Naquele Lokeren que se cruzou com o Benfica jogava ainda, e sobretudo, um outro internacional dinamarquês que viria a marcar profundamente aquele tempo. Tratava-se do avançado Preben Elkjaer Larsen, considerado o primeiro ícone do futebol dinamarquês, que brilhou pela seleção no Europeu de 1984 e no Mundial de 1986, e que, após sensacional transferência para Itália, viria a ser um dos principais responsáveis pelo único título de campeão italiano que ostenta o Verona, conquistado em 1985.

Aquele Lokeren, como se vê, estava longe de ser uma equipazinha de trazer por casa  e mesmo que o seunome venha, agora, lamentavelmente, a ser apagado do mapa do futebol belga, não será apagado da história, dessa história feita, sobretudo, pelos jogadores.
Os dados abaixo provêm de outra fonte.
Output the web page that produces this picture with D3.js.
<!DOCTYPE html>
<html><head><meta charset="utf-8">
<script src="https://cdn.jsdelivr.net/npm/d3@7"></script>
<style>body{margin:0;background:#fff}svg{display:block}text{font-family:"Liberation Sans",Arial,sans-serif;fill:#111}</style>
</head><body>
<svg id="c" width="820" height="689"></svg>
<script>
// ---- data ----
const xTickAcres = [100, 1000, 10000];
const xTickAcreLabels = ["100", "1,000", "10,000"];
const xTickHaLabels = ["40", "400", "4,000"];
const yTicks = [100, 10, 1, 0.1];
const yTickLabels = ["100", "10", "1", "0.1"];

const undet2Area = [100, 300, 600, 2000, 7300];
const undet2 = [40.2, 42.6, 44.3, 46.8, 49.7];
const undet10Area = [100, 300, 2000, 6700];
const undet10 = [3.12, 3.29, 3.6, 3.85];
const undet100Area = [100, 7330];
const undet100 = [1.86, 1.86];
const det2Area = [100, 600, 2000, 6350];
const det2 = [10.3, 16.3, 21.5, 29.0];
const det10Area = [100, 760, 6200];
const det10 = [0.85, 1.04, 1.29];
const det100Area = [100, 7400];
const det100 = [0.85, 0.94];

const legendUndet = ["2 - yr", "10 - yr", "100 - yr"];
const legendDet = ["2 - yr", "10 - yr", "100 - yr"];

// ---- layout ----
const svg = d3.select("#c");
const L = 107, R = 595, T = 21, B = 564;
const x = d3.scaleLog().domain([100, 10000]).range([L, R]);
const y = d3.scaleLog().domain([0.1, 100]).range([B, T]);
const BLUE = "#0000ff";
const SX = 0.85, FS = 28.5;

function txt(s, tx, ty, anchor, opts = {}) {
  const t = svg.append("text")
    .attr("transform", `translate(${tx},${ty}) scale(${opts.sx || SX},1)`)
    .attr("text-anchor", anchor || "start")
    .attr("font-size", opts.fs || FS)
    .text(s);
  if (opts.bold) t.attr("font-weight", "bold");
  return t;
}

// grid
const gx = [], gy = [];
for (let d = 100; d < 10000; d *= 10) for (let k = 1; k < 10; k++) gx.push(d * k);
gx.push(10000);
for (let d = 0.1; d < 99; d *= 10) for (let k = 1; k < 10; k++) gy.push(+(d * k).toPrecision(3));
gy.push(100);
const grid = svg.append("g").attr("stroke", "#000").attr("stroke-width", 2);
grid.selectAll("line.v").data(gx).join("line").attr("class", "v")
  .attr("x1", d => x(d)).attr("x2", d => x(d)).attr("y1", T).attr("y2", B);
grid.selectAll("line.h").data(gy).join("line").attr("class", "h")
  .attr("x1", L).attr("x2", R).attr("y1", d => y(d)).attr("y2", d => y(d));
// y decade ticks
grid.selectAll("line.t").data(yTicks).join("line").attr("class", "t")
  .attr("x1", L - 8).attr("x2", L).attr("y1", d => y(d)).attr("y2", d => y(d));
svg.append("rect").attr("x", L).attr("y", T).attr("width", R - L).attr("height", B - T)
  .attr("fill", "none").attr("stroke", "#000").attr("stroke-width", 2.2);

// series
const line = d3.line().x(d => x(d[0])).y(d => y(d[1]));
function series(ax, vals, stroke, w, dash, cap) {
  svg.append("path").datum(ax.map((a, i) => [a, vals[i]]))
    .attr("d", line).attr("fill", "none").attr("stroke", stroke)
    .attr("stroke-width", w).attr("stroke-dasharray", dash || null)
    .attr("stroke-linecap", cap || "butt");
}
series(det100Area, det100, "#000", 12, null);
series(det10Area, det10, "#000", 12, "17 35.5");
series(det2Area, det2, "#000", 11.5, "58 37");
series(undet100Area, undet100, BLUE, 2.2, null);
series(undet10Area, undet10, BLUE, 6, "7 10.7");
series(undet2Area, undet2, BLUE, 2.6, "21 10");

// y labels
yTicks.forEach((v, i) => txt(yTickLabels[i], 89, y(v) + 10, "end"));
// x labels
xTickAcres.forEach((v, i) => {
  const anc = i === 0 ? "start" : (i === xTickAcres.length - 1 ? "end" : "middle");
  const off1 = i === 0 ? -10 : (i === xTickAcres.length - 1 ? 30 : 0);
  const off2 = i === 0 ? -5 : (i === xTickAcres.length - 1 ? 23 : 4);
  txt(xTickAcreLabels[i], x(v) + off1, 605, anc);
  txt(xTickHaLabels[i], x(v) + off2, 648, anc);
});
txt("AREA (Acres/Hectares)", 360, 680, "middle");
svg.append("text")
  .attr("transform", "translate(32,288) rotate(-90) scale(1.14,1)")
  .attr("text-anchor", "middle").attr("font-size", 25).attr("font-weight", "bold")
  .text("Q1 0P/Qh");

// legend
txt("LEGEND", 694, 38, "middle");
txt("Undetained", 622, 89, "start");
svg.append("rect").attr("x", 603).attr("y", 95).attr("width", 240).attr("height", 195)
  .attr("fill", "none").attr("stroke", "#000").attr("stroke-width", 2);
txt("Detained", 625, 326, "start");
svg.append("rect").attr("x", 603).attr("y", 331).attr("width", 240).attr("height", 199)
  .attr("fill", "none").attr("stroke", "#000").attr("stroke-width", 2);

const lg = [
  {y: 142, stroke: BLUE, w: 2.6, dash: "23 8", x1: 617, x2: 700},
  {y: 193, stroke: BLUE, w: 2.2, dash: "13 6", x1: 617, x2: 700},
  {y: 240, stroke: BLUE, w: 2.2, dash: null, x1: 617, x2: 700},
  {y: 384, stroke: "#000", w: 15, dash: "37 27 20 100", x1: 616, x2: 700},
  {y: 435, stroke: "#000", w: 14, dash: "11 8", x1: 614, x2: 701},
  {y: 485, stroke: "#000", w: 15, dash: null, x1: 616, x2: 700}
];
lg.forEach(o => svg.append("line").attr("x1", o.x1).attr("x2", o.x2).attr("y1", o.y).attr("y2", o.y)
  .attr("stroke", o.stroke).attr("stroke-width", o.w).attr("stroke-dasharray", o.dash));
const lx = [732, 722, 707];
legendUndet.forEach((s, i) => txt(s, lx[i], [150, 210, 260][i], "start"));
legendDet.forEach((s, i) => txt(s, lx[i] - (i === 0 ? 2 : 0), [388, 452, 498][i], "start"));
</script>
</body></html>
Os jogadores passam e os clubes ficam, é o que se diz e é verdade, mas a história dos clubes não existiria sem a história dos jogadores.

E é pelos jogadores que vale a pena lembrar que a história não se apaga. Nunca!

PS - Celebram-se este sábado 46 anos sobre o abençoado 25 de Abril que temos obrigação de nunca deixar esquecer, e tenho visto por aí muita polémica em torno das comemorações (possíveis e muitíssimo condicionadas, naturalmente) que vão decorrer na Assembleia da República, mesmo neste cenário de crise de saúde pública. Não me detenho na questão, apenas deixo uma pergunta: não tem o Parlamento estado sempre a funcionar, e nalguns dias provavelmente com um número de pessoas muito próximo do número que se reunirá para celebrar a «Revolução dos Cravos»? Porquê fechá-lo, então, logo no 25 de Abril?
Há 46 anos, na noite de 24 para 25 de abril, permitam-me a recordação, fui ver o filme ‘Pantera Negra’, creio que era esse o título do filme sobre a vida do Eusébio, numa sala de cinema ali para a Baixa de Lisboa. É memória muito viva.
Não terei, por outro lado, compreendido de imediato tudo aquilo que viemos a viver no dia seguinte, mas recordo também que não demorei muito a entendê-lo. Era fácil. Difícil é compreender os que hoje parecem querer esquecê-lo ou, simplesmente, levá-lo a ser ignorado.
A propósito… tenho muitas saudades do Eusébio!